Flight Attendants Push for Regulations on Cabin Temperature
Calling the current state of airplane cabins an unregulated mess where passengers and crew can be left to cook or freeze, the biggest union of flight attendants beseeched the Department of Transportation to set official guidelines for cabin temperatures.
"We're playing catch-up when it comes to airplanes that are too hot or too cold, and it's a serious safety hazard that can cause major disruptions in operation," said Sara Nelson, international president of the Association of Flight Attendants-CWA.
Right now, there is no regulation that states what the upper or lower limits of the cabin temperature should be for planes. The current government guideline is that the cabin be no more than 5 degrees Fahrenheit warmer or cooler than the cockpit — but never states what range either temperature must stay within. Airlines each have their own operating standards that include monitoring cabin temperature, but they vary wildly and can still be unbearable, or worse — like when a 4-month-old baby dangerously overheated on a United Express plane stuck on the tarmac at Denver Airport (DEN) on a 90-degree day last year.
The AFA proposal, designed with input from American Society of Heating, Refrigerating and Air Conditioning Engineers, aircraft manufacturers, airlines, airline crews and passengers, would tell airlines to aim to keep their cabins between 65 degrees and 75 degrees, with a hard maximum of 80 degrees either in flight or on the ground. If in-flight entertainment is on, that temperature cap would be raised to 85 degrees.

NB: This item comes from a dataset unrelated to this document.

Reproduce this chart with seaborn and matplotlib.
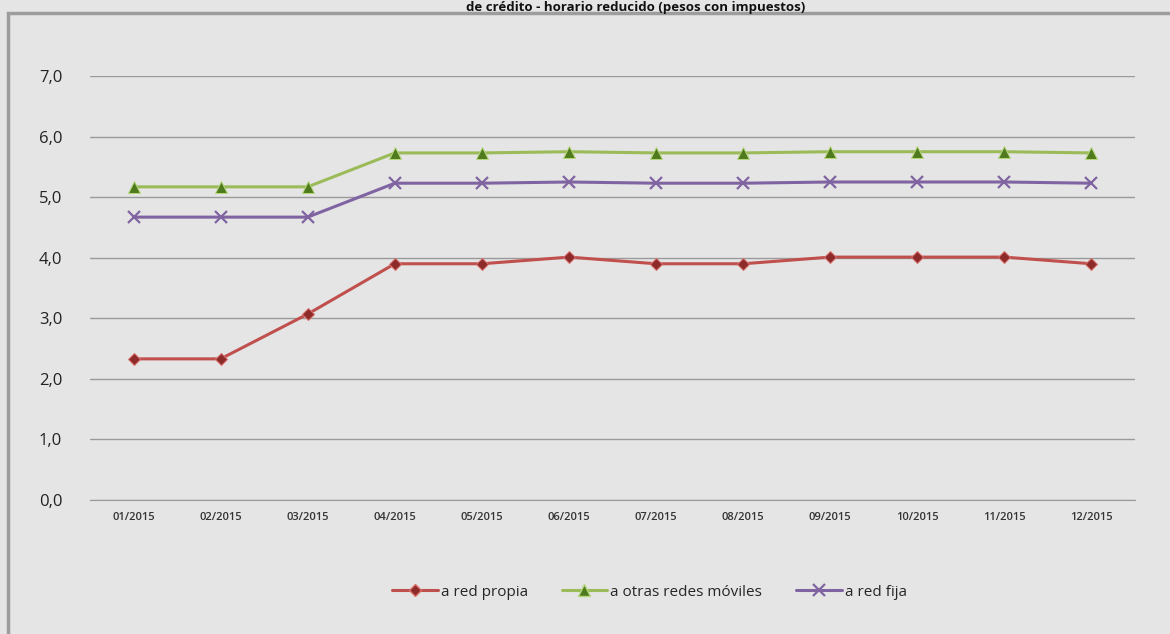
import numpy as np
import pandas as pd
import matplotlib
matplotlib.use("Agg")
import matplotlib.pyplot as plt
import seaborn as sns
from matplotlib.lines import Line2D
from matplotlib.patches import Rectangle
from matplotlib.ticker import FuncFormatter

# data
months = ["01/2015", "02/2015", "03/2015", "04/2015", "05/2015", "06/2015",
          "07/2015", "08/2015", "09/2015", "10/2015", "11/2015", "12/2015"]
red_propia = [2.33, 2.33, 3.07, 3.90, 3.90, 4.01, 3.90, 3.90, 4.01, 4.01, 4.01, 3.90]
otras_moviles = [5.17, 5.17, 5.17, 5.73, 5.73, 5.75, 5.73, 5.73, 5.75, 5.75, 5.75, 5.73]
red_fija = [4.67, 4.67, 4.67, 5.23, 5.23, 5.25, 5.23, 5.23, 5.25, 5.25, 5.25, 5.23]

series_names = ["a red propia", "a otras redes móviles", "a red fija"]
title = "de crédito - horario reducido (pesos con impuestos)"

df = pd.DataFrame({"mes": months * 3,
                   "serie": np.repeat(series_names, len(months)),
                   "valor": red_propia + otras_moviles + red_fija})
df["x"] = np.tile(np.arange(len(months)), 3)

styles = {
    "a red propia": dict(color="#c0504d", marker="D", markersize=6,
                         markerfacecolor="#8c2b29", markeredgecolor="#d9706d"),
    "a otras redes móviles": dict(color="#9bbb59", marker="^", markersize=9,
                                  markerfacecolor="#4f7a1e", markeredgecolor="#b5d67a"),
    "a red fija": dict(color="#8064a2", marker="x", markersize=8,
                       markeredgewidth=1.6, markeredgecolor="#8064a2"),
}

sns.set_style("white")
plt.rcParams["font.family"] = ["Open Sans", "DejaVu Sans"]

bg = "#e5e5e5"
fig = plt.figure(figsize=(11.7, 6.34), dpi=100, facecolor=bg)
ax = fig.add_axes([90 / 1170, 1 - 500 / 634, 1045 / 1170, 424 / 634])
ax.set_facecolor(bg)

for name in series_names:
    sub = df[df["serie"] == name]
    sns.lineplot(data=sub, x="x", y="valor", ax=ax, linewidth=2.2,
                 legend=False, zorder=3, **styles[name])

ax.set_xlim(-0.5, len(months) - 0.5)
ax.set_ylim(0, 7)
ax.set_yticks(np.arange(0, 8, 1))
ax.yaxis.set_major_formatter(FuncFormatter(lambda v, p: f"{v:.1f}".replace(".", ",")))
ax.set_xticks(range(len(months)))
ax.set_xticklabels(months, fontsize=8, color="#333333", fontweight="semibold")
ax.tick_params(axis="y", labelsize=12, pad=20, length=0, labelcolor="#222222")
ax.tick_params(axis="x", pad=9, length=0)
ax.grid(axis="y", color="#9a9a9a", linewidth=1)
ax.set_axisbelow(True)
for s in ["top", "right", "left"]:
    ax.spines[s].set_visible(False)
ax.spines["bottom"].set_color("#9a9a9a")
ax.set_xlabel("")
ax.set_ylabel("")

handles = [Line2D([0], [0], linewidth=2.2, **styles[n]) for n in series_names]
fig.legend(handles, series_names, loc="center", ncol=3,
           bbox_to_anchor=(0.555, 1 - 592 / 634), frameon=False,
           fontsize=11, handlelength=3, columnspacing=2.2, handletextpad=0.2)

# chart frame
fig.add_artist(Rectangle((8 / 1170, -0.05), 1.2, 0.05 + 1 - 13 / 634,
                         transform=fig.transFigure, fill=False,
                         edgecolor="#9d9d9d", linewidth=2.5))

fig.text(0.543, 1 - 1 / 634, title, ha="center", va="top",
         fontsize=9.5, fontweight="bold", color="#111111")

fig.savefig("out.png", dpi=100, facecolor=bg)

"It's really absurd that we don't have these on the books already," Nelson said. "These need to be standards just like any other safety regulation."

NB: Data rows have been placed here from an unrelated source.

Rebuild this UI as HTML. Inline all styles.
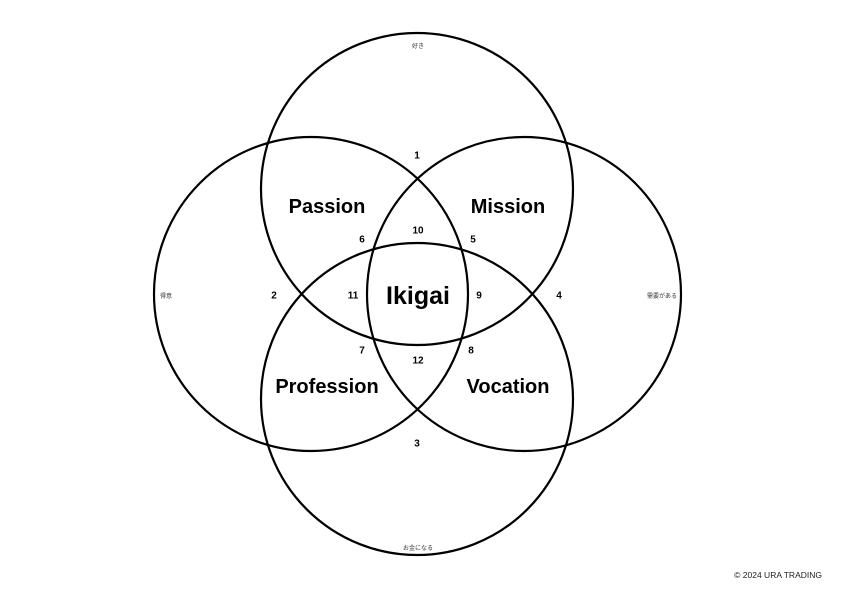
<!DOCTYPE html>
<html><head><meta charset="utf-8"><style>
html,body{margin:0;padding:0;background:#fff;}
svg{display:block;}
.b{font-family:"Liberation Sans","DejaVu Sans",sans-serif;font-weight:bold;fill:#000;text-anchor:middle;dominant-baseline:central;}
.s{font-family:"Liberation Sans","Noto Sans CJK JP",sans-serif;fill:#333;text-anchor:middle;dominant-baseline:central;font-size:6px;}
</style></head><body>
<svg width="842" height="595" viewBox="0 0 842 595" xmlns="http://www.w3.org/2000/svg">
<g fill="none" stroke="#000" stroke-width="2.2">
<circle cx="417" cy="189" r="156"/>
<circle cx="417" cy="399" r="156"/>
<circle cx="311" cy="294" r="157"/>
<circle cx="524" cy="294" r="157"/>
</g>
<text class="b" x="327" y="207" font-size="20">Passion</text>
<text class="b" x="508" y="207" font-size="20">Mission</text>
<text class="b" x="327" y="387" font-size="20">Profession</text>
<text class="b" x="508" y="387" font-size="20">Vocation</text>
<text class="b" x="418" y="296" font-size="25">Ikigai</text>
<g class="b" font-size="10">
<text x="417" y="156">1</text>
<text x="418" y="231">10</text>
<text x="362" y="240">6</text>
<text x="473" y="240">5</text>
<text x="274" y="296">2</text>
<text x="353" y="296">11</text>
<text x="479" y="296">9</text>
<text x="559" y="296">4</text>
<text x="362" y="351">7</text>
<text x="471" y="351">8</text>
<text x="418" y="361">12</text>
<text x="417" y="444">3</text>
</g>
<text class="s" x="418" y="47">好き</text>
<text class="s" x="166" y="297">得意</text>
<text class="s" x="662" y="297">需要がある</text>
<text class="s" x="418" y="549">お金になる</text>
<text x="822" y="578" font-family="Liberation Sans, sans-serif" font-size="8.5" fill="#222" text-anchor="end">© 2024 URA TRADING</text>
</svg>
</body></html>
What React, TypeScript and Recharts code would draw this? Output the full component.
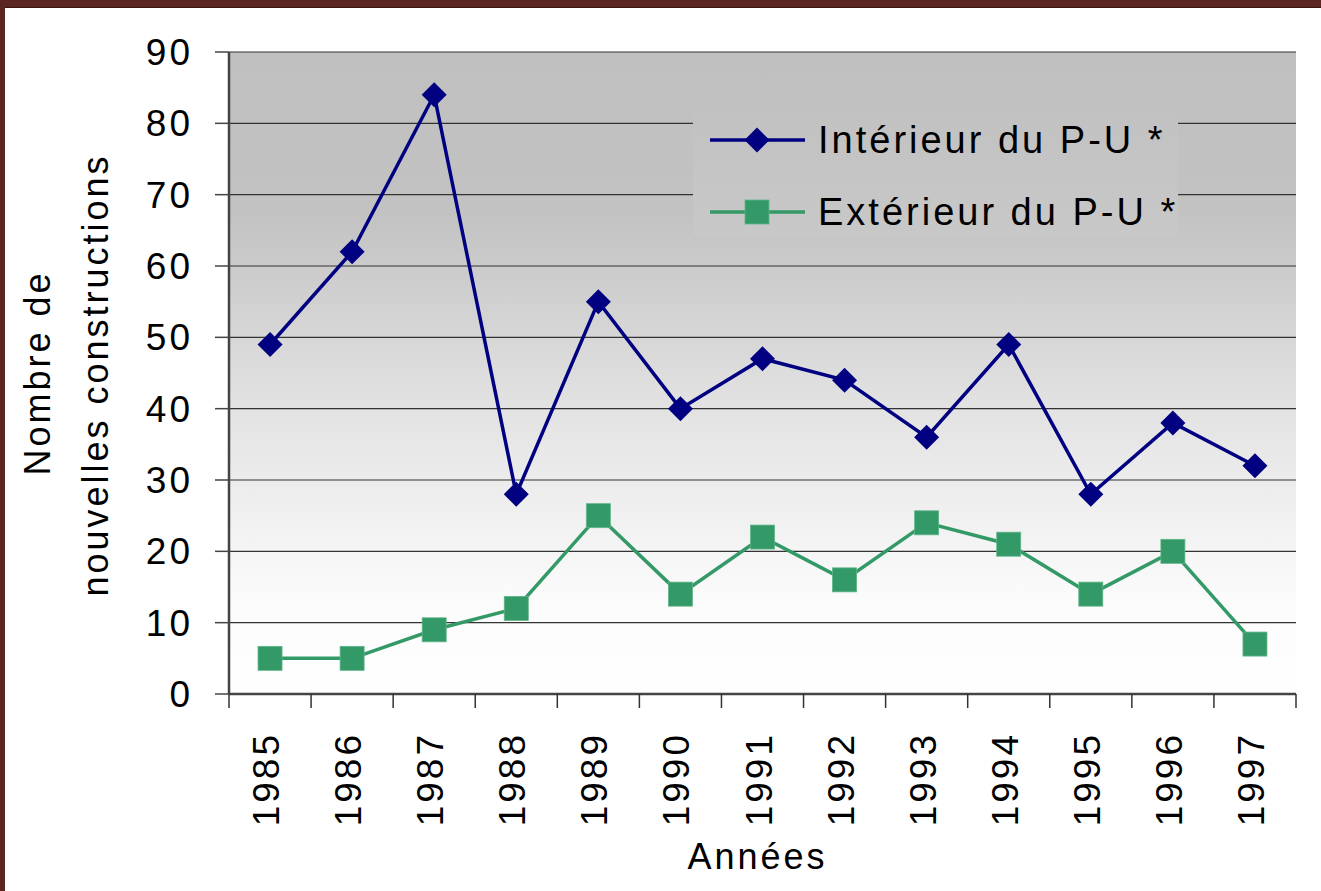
import React from "react";
import { CartesianGrid, ComposedChart, Legend, Line, XAxis, YAxis } from "recharts";

const years = ["1985", "1986", "1987", "1988", "1989", "1990", "1991", "1992", "1993", "1994", "1995", "1996", "1997"];
const interieur = [49, 62, 84, 28, 55, 40, 47, 44, 36, 49, 28, 38, 32];
const exterieur = [5, 5, 9, 12, 25, 14, 22, 16, 24, 21, 14, 20, 7];
const yTicks = [0, 10, 20, 30, 40, 50, 60, 70, 80, 90];
const seriesOrder = ["interieur", "exterieur"];

const NAVY = "#000080";
const GREEN = "#339966";
const FONT = "'Liberation Sans', Arial, sans-serif";

const data = years.map((year, i) => ({
  year,
  interieur: interieur[i],
  exterieur: exterieur[i],
}));

function Diamond(props: any) {
  const { cx, cy } = props;
  if (cx == null || cy == null) return null;
  return <polygon points={`${cx},${cy - 12.5} ${cx + 12.5},${cy} ${cx},${cy + 12.5} ${cx - 12.5},${cy}`} fill={NAVY} />;
}

function Square(props: any) {
  const { cx, cy } = props;
  if (cx == null || cy == null) return null;
  return <rect x={cx - 12} y={cy - 12} width={24} height={24} fill={GREEN} stroke="#5fb58a" strokeWidth={0.8} />;
}

// year label rotated, plus tick marks on the band edges
function YearTick(props: any) {
  const { x, y, payload, index, visibleTicksCount } = props;
  const half = payload.offset ?? 0;
  const tx = x + 9;
  const ty = y + 38;
  return (
    <g>
      <line x1={x - half} x2={x - half} y1={y} y2={y + 14} stroke="#333" strokeWidth={1.5} />
      {index === visibleTicksCount - 1 && (
        <line x1={x + half} x2={x + half} y1={y} y2={y + 14} stroke="#333" strokeWidth={1.5} />
      )}
      <text
        x={tx}
        y={ty}
        transform={`rotate(-90 ${tx} ${ty})`}
        textAnchor="end"
        fontSize={37}
        letterSpacing={3}
        fontFamily={FONT}
        fill="#000"
      >
        {payload.value}
      </text>
    </g>
  );
}

function LegendBox(props: any) {
  const items = [...(props.payload || [])].sort(
    (a: any, b: any) => seriesOrder.indexOf(a.dataKey) - seriesOrder.indexOf(b.dataKey)
  );
  return (
    <svg width={485} height={135} style={{ display: "block" }}>
      {items.map((item: any, i: number) => {
        const cy = 40 + i * 72;
        const color = item.color;
        return (
          <g key={item.value}>
            <line x1={17} x2={112} y1={cy} y2={cy} stroke={color} strokeWidth={3.5} />
            {item.dataKey === "interieur" ? (
              <polygon points={`64,${cy - 12.5} 76.5,${cy} 64,${cy + 12.5} 51.5,${cy}`} fill={color} />
            ) : (
              <rect x={52} y={cy - 12} width={24} height={24} fill={color} stroke="#5fb58a" strokeWidth={0.8} />
            )}
            <text x={125} y={cy + 13} fontSize={38} letterSpacing={3} fontFamily={FONT} fill="#000">
              {item.value}
            </text>
          </g>
        );
      })}
    </svg>
  );
}

function YLabel(props: any) {
  const { viewBox } = props;
  const cy = viewBox.y + viewBox.height / 2;
  return (
    <g fontFamily={FONT} fontSize={36} letterSpacing={3} fill="#000">
      <text x={50} y={cy} transform={`rotate(-90 50 ${cy})`} textAnchor="middle">
        Nombre de
      </text>
      <text x={108} y={cy + 2} transform={`rotate(-90 108 ${cy + 2})`} textAnchor="middle">
        nouvelles constructions
      </text>
    </g>
  );
}

function XLabel(props: any) {
  const { viewBox } = props;
  const cx = viewBox.x + viewBox.width / 2;
  return (
    <text x={cx - 5} y={869} textAnchor="middle" fontFamily={FONT} fontSize={36} letterSpacing={3} fill="#000">
      Années
    </text>
  );
}

export default function App() {
  return (
    <div style={{ position: "fixed", left: 0, top: 0, width: 1321, height: 891, background: "#fff" }}>
      <ComposedChart
        width={1321}
        height={891}
        data={data}
        margin={{ top: 52, right: 25, bottom: 0, left: 0 }}
      >
        <defs>
          <linearGradient id="plotBg" x1="0" y1="0" x2="0" y2="1">
            <stop offset="0%" stopColor="#c0c0c0" />
            <stop offset="25%" stopColor="#c2c2c2" />
            <stop offset="55%" stopColor="#e2e2e2" />
            <stop offset="85%" stopColor="#fbfbfb" />
            <stop offset="100%" stopColor="#ffffff" />
          </linearGradient>
        </defs>
        <CartesianGrid vertical={false} stroke="#333" strokeWidth={1.2} fill="url(#plotBg)" fillOpacity={1} />
        <XAxis
          dataKey="year"
          scale="band"
          height={197}
          interval={0}
          tickLine={false}
          tickSize={0}
          tickMargin={0}
          axisLine={{ stroke: "#444", strokeWidth: 2.5 }}
          tick={<YearTick />}
          label={<XLabel />}
        />
        <XAxis xAxisId="top" orientation="top" dataKey="year" scale="band" height={0} tick={false} tickLine={false} axisLine={{ stroke: "#888", strokeWidth: 3 }} />
        <YAxis
          domain={[0, 90]}
          ticks={yTicks}
          width={229}
          interval={0}
          tickSize={14}
          tickMargin={22}
          tickLine={{ stroke: "#444", strokeWidth: 1.5 }}
          axisLine={{ stroke: "#444", strokeWidth: 2.5 }}
          tick={{ fontSize: 37, fill: "#000", fontFamily: FONT, letterSpacing: 3 }}
          label={<YLabel />}
        />
        <YAxis yAxisId="right" orientation="right" width={0} domain={[0, 90]} tick={false} tickLine={false} axisLine={{ stroke: "#888", strokeWidth: 3 }} />
        <Legend
          layout="horizontal"
          verticalAlign="middle"
          align="center"
          content={<LegendBox />}
          wrapperStyle={{
            left: 693,
            top: 100,
            width: 485,
            height: 135,
            background: "linear-gradient(#c1c1c1, #c8c8c8)",
          }}
        />
        <Line
          name="Intérieur du P-U *"
          dataKey="interieur"
          stroke={NAVY}
          strokeWidth={3.5}
          dot={<Diamond />}
          activeDot={false}
          isAnimationActive={false}
        />
        <Line
          name="Extérieur du P-U *"
          dataKey="exterieur"
          stroke={GREEN}
          strokeWidth={3.5}
          dot={<Square />}
          activeDot={false}
          isAnimationActive={false}
        />
      </ComposedChart>
      <div style={{ position: "absolute", left: 0, top: 0, width: 1321, height: 7, background: "#5b2620", borderBottom: "1px solid #3a1510" }} />
      <div style={{ position: "absolute", left: 0, top: 0, width: 5, height: 891, background: "#5b2620" }} />
    </div>
  );
}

Appeals to the general airline industry through the years have been dismissed or met with suspicion, Nelson said, so the union is asking the federal government to get involved.

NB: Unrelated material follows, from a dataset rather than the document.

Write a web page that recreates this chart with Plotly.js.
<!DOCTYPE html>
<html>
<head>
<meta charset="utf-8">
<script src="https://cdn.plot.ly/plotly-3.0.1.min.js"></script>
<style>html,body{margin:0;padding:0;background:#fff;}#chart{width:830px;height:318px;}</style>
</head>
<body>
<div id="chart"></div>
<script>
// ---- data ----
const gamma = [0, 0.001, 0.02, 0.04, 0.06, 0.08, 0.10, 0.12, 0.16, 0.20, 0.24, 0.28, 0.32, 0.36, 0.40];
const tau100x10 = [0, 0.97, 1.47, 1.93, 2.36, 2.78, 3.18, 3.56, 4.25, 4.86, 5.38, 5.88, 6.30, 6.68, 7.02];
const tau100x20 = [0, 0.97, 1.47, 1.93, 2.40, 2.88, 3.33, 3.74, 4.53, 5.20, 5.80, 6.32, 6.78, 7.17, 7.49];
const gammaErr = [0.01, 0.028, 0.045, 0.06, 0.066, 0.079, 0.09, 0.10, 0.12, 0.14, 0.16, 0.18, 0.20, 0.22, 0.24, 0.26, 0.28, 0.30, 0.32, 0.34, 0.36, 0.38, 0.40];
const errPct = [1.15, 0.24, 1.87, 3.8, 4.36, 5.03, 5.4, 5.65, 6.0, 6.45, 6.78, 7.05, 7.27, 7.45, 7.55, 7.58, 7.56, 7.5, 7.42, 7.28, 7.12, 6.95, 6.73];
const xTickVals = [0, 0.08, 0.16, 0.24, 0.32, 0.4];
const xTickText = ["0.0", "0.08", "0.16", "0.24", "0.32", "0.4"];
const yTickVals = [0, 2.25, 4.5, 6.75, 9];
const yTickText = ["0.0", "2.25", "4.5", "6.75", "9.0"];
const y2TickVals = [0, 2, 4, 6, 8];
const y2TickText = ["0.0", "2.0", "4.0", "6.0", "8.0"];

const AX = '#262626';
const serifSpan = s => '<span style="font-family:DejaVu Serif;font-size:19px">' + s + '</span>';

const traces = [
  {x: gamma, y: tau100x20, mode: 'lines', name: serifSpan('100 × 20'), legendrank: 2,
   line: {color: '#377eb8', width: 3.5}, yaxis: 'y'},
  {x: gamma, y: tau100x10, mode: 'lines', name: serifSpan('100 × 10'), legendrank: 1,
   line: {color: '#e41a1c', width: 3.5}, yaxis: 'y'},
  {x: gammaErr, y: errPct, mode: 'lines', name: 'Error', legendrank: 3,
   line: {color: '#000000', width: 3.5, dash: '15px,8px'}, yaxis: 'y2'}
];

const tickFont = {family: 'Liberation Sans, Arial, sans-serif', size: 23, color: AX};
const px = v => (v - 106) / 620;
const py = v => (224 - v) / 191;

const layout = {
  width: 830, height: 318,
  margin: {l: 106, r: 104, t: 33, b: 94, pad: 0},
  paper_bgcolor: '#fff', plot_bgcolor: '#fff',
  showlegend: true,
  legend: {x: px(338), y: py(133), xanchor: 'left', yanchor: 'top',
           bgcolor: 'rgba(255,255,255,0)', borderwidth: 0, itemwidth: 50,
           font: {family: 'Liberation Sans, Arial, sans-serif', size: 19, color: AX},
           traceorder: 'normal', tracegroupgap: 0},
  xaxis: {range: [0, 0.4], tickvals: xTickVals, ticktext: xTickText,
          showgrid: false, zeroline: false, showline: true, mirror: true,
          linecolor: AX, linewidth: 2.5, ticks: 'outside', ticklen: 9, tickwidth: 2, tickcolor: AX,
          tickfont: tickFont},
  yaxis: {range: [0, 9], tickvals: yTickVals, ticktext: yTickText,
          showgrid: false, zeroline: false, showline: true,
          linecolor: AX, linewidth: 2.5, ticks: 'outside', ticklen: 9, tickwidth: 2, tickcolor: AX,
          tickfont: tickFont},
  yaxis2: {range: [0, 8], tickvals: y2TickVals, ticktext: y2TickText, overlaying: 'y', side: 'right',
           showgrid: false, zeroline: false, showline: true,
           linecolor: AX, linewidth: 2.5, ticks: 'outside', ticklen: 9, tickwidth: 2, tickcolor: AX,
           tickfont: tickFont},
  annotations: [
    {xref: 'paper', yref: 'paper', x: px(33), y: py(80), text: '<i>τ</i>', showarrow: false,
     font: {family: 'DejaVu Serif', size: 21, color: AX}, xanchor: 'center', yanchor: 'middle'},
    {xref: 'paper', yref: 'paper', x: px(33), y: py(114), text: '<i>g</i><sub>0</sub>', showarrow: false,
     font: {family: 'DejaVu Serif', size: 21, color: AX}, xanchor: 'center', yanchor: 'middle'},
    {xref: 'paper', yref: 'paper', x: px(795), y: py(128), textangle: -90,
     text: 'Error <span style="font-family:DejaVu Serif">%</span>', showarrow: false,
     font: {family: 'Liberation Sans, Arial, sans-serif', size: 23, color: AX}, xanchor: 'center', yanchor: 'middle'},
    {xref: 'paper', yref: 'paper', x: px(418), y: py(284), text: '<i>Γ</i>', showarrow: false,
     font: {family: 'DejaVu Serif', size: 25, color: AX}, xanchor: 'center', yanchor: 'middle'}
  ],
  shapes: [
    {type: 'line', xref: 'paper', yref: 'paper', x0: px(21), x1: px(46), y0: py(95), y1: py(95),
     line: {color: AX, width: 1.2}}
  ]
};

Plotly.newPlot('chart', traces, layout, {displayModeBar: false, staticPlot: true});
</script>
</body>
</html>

"We're finding that we're just fighting the same battles over and over again," she said. "It's high time for the DOT to set standards for everyone."
To bolster its case, the union has developed an app called 2Hot2Cold that allows airlines crews and passengers to log extreme temperatures in airplane cabins, and is distributing 60,000 thermometers to flight attendants around the country. Nelson said the app's logged more than 1,000 responses since it was rolled out last week, and that the union expects to publish its first round of results in late September or early October. (TPG editor-at-large Nick Ewen tried out the app on a recent flight and found it more comprehensive than he'd expected, but noted that it definitely required you to have a thermometer handy.)
The AFA's proposed changes have been submitted as a petition to the DOT but not yet opened up for public discussion. Spokespeople for the DOT and Federal Aviation Administration, which handles flight safety, didn't return calls for comment.